Jesus, as the Messiah, was the fulfillment of Israel's hope for liberation. However, this liberation comes about not through military victory or power, but through suffering and sacrifice. God the Father's work, Wright tells us, is one of revolution, a revolution to set the people of this earth free and to bring His kingdom to fulfillment on earth as in heaven. “This revolution,” writes Wright, “comes about through the Messiah, and his people, sharing and bearing the pain of the world, that the world may be healed.”
Therefore, argues Wright, when we pray “Our Father in heaven,” we are expressing our desire to learn from him and to join him and Jesus in their revolutionary act of bringing his kingdom to this earth. I really like these words from Wright:
“When we call God 'Father', we are called to step out, as apprentice children, into a world of pain and darkness....if we take the risk of calling him Father; then we are called to be the people through whom the pain of the world is held in the healing light of the love of God.”

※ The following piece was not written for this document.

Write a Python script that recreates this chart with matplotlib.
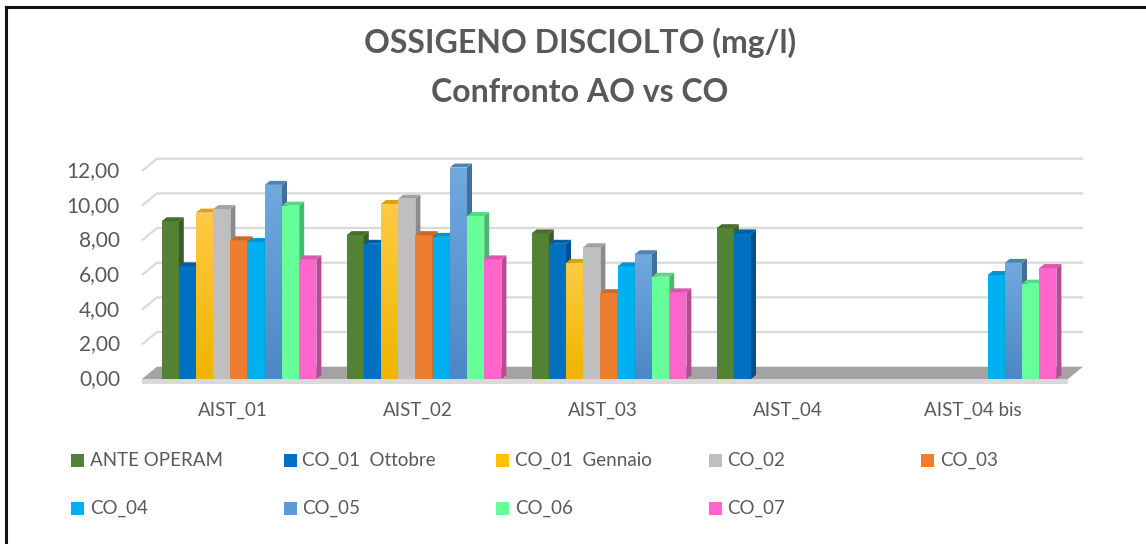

As we pray this and as we become his agents of transformation in this world, then his name will be honored, praised and worshiped because people will be set free and this earth will see the redemption of God in tangible ways. When I think of it in this way I feel inspired. I am awakened to the fact that I am a part of God's redeeming work. At the same time I am reminded that I have yet to grow into the fulness of this prayer and the fulness of my relationship with God as Father (or Mother, if you prefer.) As Wright reminds us at the beginning of this chapter, the Lord's Prayer is like a suit of clothes we must grow into, that “it will take full Christian maturity to understand, and resonate with, what those words really mean.”
What do you think of this understanding of the Lord's Prayer? How do you approach these opening words? How do you understand the relationship between yourself and God as Father/Mother?